Diversos especialistas argumentam que a assistência estrangeira ao Afeganistão, incluindo as centenas de milhões de dólares fornecidos anualmente pelos EUA, acabaram inadvertidamente ajudando o Talibã a manter seu controle. Com o fluxos de verbas secando, o Talibã pode sucumbir às demandas internacionais ou enfrentar uma oposição mais forte dentro do próprio país.
“Nos últimos três anos, os talibãs não conseguiram estabelecer uma economia autossustentável, o que os tornou altamente dependentes desse tipo de ajuda”, acrescenta Janbaz.
Povo afegão pagará o preço, dizem ativistas
Desde que recuperaram o controle do Afeganistão, os talibãs têm sistematicamente negado às mulheres direitos básicos, como educação e trabalho fora de casa. O regime lhes proíbe mostrar o rosto ou mesmo falar em público. A questão dos direitos femininos continua sendo um grande obstáculo para qualquer país que estabeleça relações oficiais com o regime. Em consequência, nenhum Estado reconheceu formalmente o Talibã como governo afegão legítimo.
O grupo tampouco conseguiu estabelecer um governo inclusivo ou introduzir um processo para que os cidadãos afegãos participassem da vida pública. Embora os apelos por uma pressão maior sobre o Talibã tenham se intensificado, há receios de que cortar a ajuda vital só acarretará mais sofrimento para o povo afegão.
“Segundo relatórios da ONU, 26 milhões de cidadãos do Afeganistão dependem de ajuda estrangeira para sobreviver,” informa a ativista afegã de direitos das mulheres Wazhma Frogh, que mora no exterior e trabalha com organizações humanitárias que ainda operam no Afeganistão. “Se as organizações humanitárias perdem acesso a esses fundos, serão incapazes de fornecer até mesmo a assistência mais básica.”
“Os talibãs não têm nenhuma agenda de apoio ou desenvolvimento para o povo.
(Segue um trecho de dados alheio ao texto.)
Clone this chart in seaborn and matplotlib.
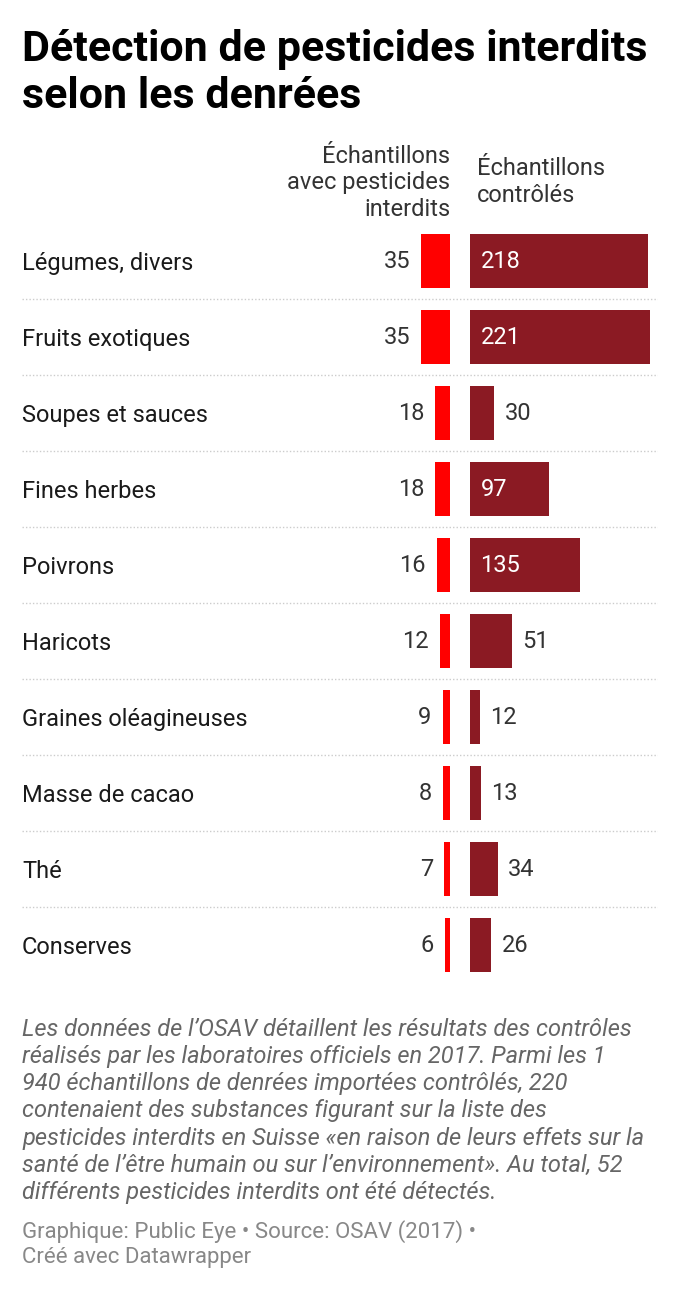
import matplotlib
matplotlib.use("Agg")
import matplotlib.pyplot as plt
import seaborn as sns

categories = ["Légumes, divers", "Fruits exotiques", "Soupes et sauces", "Fines herbes",
              "Poivrons", "Haricots", "Graines oléagineuses", "Masse de cacao", "Thé", "Conserves"]
interdits = [35, 35, 18, 18, 16, 12, 9, 8, 7, 6]
controles = [218, 221, 30, 97, 135, 51, 12, 13, 34, 26]

W, H = 680, 1298
RED = "#ff0000"
DARK = "#8b1a23"
TXT = "#333333"
SCALE = 0.815  # px per unit

sns.set_theme(style="white")
plt.rcParams["font.family"] = ["Roboto", "DejaVu Sans"]

fig = plt.figure(figsize=(W / 100, H / 100), dpi=100)


def rect(x0, y0, x1, y1):
    return [x0 / W, 1 - y1 / H, (x1 - x0) / W, (y1 - y0) / H]


def ftext(x, y, s, **kw):
    fig.text(x / W, 1 - y / H, s, **kw)


top, bottom = 223, 983
n = len(categories)

# background: category names and dotted separators
ax_bg = fig.add_axes(rect(22, top, 658, bottom))
ax_bg.set_xlim(0, 1)
ax_bg.set_ylim(n - 0.5, -0.5)
ax_bg.axis("off")
for i, c in enumerate(categories):
    ax_bg.annotate(c, xy=(0, i), xytext=(0, -2), textcoords="offset points",
                   ha="left", va="center", fontsize=17, color="#1a1a1a")
for i in range(n - 1):
    ax_bg.axhline(i + 0.5, color="#cccccc", lw=1, ls=(0, (1, 1.5)))

# left bars (banned pesticides)
lw_px = 110
ax_l = fig.add_axes(rect(450 - lw_px, top, 450, bottom))
sns.barplot(x=interdits, y=categories, orient="h", color=RED, saturation=1,
            width=0.71, linewidth=0, ax=ax_l)
ax_l.set_xlim(lw_px / SCALE, 0)
ax_l.set_ylim(n - 0.5, -0.5)
ax_l.axis("off")
for i, v in enumerate(interdits):
    ax_l.annotate(str(v), xy=(v, i), xytext=(-8, 0), textcoords="offset points",
                  ha="right", va="center", fontsize=17, color=TXT)

# right bars (controlled samples)
rw_px = 200
ax_r = fig.add_axes(rect(470, top, 470 + rw_px, bottom))
sns.barplot(x=controles, y=categories, orient="h", color=DARK, saturation=1,
            width=0.71, linewidth=0, ax=ax_r)
ax_r.set_xlim(0, rw_px / SCALE)
ax_r.set_ylim(n - 0.5, -0.5)
ax_r.axis("off")
for i, v in enumerate(controles):
    if v > 80:
        ax_r.annotate(str(v), xy=(0, i), xytext=(7.5, 0), textcoords="offset points",
                      ha="left", va="center", fontsize=17, color="white")
    else:
        ax_r.annotate(str(v), xy=(v, i), xytext=(7.5, 0), textcoords="offset points",
                      ha="left", va="center", fontsize=17, color=TXT)

# title
ftext(22, 50, "Détection de pesticides interdits", fontsize=31, fontweight="bold",
      color="#000000", va="center", ha="left")
ftext(22, 97, "selon les denrées", fontsize=31, fontweight="bold",
      color="#000000", va="center", ha="left")

# column headers
ftext(450, 183, "Échantillons\navec pesticides\ninterdits", fontsize=17, color=TXT,
      ha="right", va="center", linespacing=1.17)
ftext(477, 182, "Échantillons\ncontrôlés", fontsize=17, color=TXT,
      ha="left", va="center", linespacing=1.17)

# note
note = ("Les données de l’OSAV détaillent les résultats des contrôles\n"
        "réalisés par les laboratoires officiels en 2017. Parmi les 1\n"
        "940 échantillons de denrées importées contrôlés, 220\n"
        "contenaient des substances figurant sur la liste des\n"
        "pesticides interdits en Suisse «en raison de leurs effets sur la\n"
        "santé de l’être humain ou sur l’environnement». Au total, 52\n"
        "différents pesticides interdits ont été détectés.")
ftext(22, 1111, note, fontsize=17, style="italic", color="#666666",
      ha="left", va="center", linespacing=1.23)

ftext(22, 1244, "Graphique: Public Eye • Source: OSAV (2017) •\nCréé avec Datawrapper",
      fontsize=16, color="#888888", ha="left", va="center", linespacing=1.27)

fig.savefig("out.png", dpi=100, facecolor="white")
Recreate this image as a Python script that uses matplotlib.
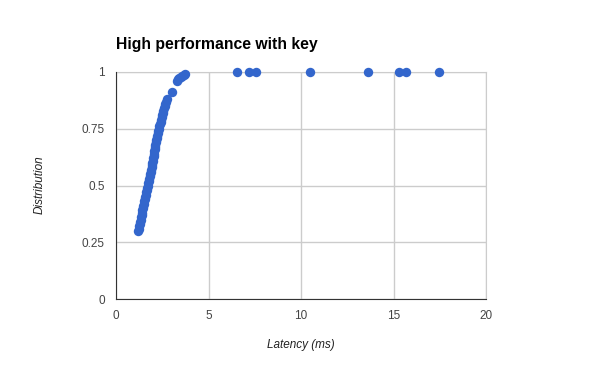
import matplotlib
matplotlib.use("Agg")
import matplotlib.pyplot as plt

# latency (ms) vs cumulative distribution
latency = [1.20, 1.23, 1.25, 1.28, 1.30, 1.33, 1.35, 1.38, 1.40, 1.43,
           1.45, 1.48, 1.50, 1.53, 1.56, 1.58, 1.61, 1.64, 1.67, 1.70,
           1.73, 1.75, 1.78, 1.80, 1.83, 1.85, 1.88, 1.90, 1.93, 1.95,
           1.97, 1.99, 2.01, 2.03, 2.05, 2.07, 2.09, 2.11, 2.13, 2.15,
           2.18, 2.20, 2.22, 2.25, 2.27, 2.31, 2.35, 2.38, 2.41, 2.44,
           2.47, 2.50, 2.53, 2.56, 2.60, 2.63, 2.67, 2.71, 2.75,
           3.00, 3.28, 3.35, 3.42, 3.50, 3.58, 3.66, 3.73,
           6.52, 7.19, 7.57, 10.49, 13.6, 15.3, 15.7, 17.46]
distribution = [0.30, 0.31, 0.32, 0.33, 0.34, 0.35, 0.36, 0.37, 0.38, 0.39,
                0.40, 0.41, 0.42, 0.43, 0.44, 0.45, 0.46, 0.47, 0.48, 0.49,
                0.50, 0.51, 0.52, 0.53, 0.54, 0.55, 0.56, 0.57, 0.58, 0.59,
                0.60, 0.61, 0.62, 0.63, 0.64, 0.65, 0.66, 0.67, 0.68, 0.69,
                0.70, 0.71, 0.72, 0.73, 0.74, 0.75, 0.76, 0.77, 0.78, 0.79,
                0.80, 0.81, 0.82, 0.83, 0.84, 0.85, 0.86, 0.87, 0.88,
                0.912, 0.962, 0.967, 0.972, 0.977, 0.982, 0.987, 0.99,
                1.0, 1.0, 1.0, 1.0, 1.0, 1.0, 1.0, 1.0]

x_ticks = [0, 5, 10, 15, 20]
y_ticks = [0, 0.25, 0.5, 0.75, 1]
y_labels = ["0", "0.25", "0.5", "0.75", "1"]

plt.rcParams["font.family"] = ["Liberation Sans", "DejaVu Sans"]

fig = plt.figure(figsize=(6, 3.71), dpi=100)
ax = fig.add_axes([116 / 600, 72 / 371, 370 / 600, 227 / 371])

ax.scatter(latency, distribution, s=46, color="#3366cc", linewidths=0,
           clip_on=False, zorder=3)

ax.set_xlim(0, 20)
ax.set_ylim(0, 1)
ax.set_xticks(x_ticks)
ax.set_yticks(y_ticks)
ax.set_yticklabels(y_labels)
ax.grid(True, color="#cccccc", linewidth=1)
ax.set_axisbelow(True)
ax.tick_params(length=0, labelsize=8.5, colors="#444444", pad=8)

for side in ["top", "right"]:
    ax.spines[side].set_color("#cccccc")
for side in ["left", "bottom"]:
    ax.spines[side].set_color("#333333")
    ax.spines[side].set_zorder(4)

# axis titles placed like the original
fig.text(301 / 600, 1 - 345 / 371, "Latency (ms)", fontsize=8.5, style="italic",
         color="#222222", ha="center", va="center")
fig.text(40 / 600, 1 - 185 / 371, "Distribution", fontsize=8.5, style="italic",
         color="#222222", ha="center", va="center", rotation=90)

fig.text(116 / 600, 1 - 45 / 371, "High performance with key", fontsize=11.3,
         fontweight="bold", color="#000000", va="center", ha="left")

fig.savefig("out.png", dpi=100, facecolor="white")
A única assistência vem da ONU, de agências internacionais e de ONGs afegãs.” Frogh alerta que a decisão de Trump de cortar a ajuda humanitária irá piorar significativamente as condições para o afegão comum.
Nenhum plano de Trump para o Afeganistão?
A diminuição da assistência ao Afeganistão é resultado das ordens executivas abrangentes do presidente americano, que não foram direcionadas especificamente contra o país asiático, mas à ajuda ao desenvolvimento como um todo.
O Afeganistão parece ter ficado à margem da atual agenda de política externa de Trump, com os conflitos no Oriente Médio e na Ucrânia no centro das atenções.
Durante uma coletiva de imprensa conjunta com o premiê israelense, Benjamin Netanyahu, em 4 de fevereiro, Trump foi questionado por uma jornalista afegã sobre seus planos para o Afeganistão. Ele respondeu que não conseguia entender “seu lindo sotaque”. Não ficou claro se ele realmente não compreendeu a pergunta, ou se a estava evitando.
“Não acho que o governo Trump tenha um plano para o Afeganistão ainda”, conclui Frogh. No entanto, o presidente tem falado abertamente sobre suas demandas ao Talibã: a devolução do equipamento militar deixado pelos EUA, e o controle sobre a base aérea de Bagram, que Trump alega estar agora sob influência chinesa – o que o Talibã nega.
De acordo com o ex-diplomata Janbaz, essas observações não refletem uma estratégia concreta dos EUA em relação ao Afeganistão, mas são parte da retórica da campanha trumpista: “O tempo dirá como Trump lida com o Afeganistão, mas está claro que sua abordagem não será a mesma do primeiro mandato.”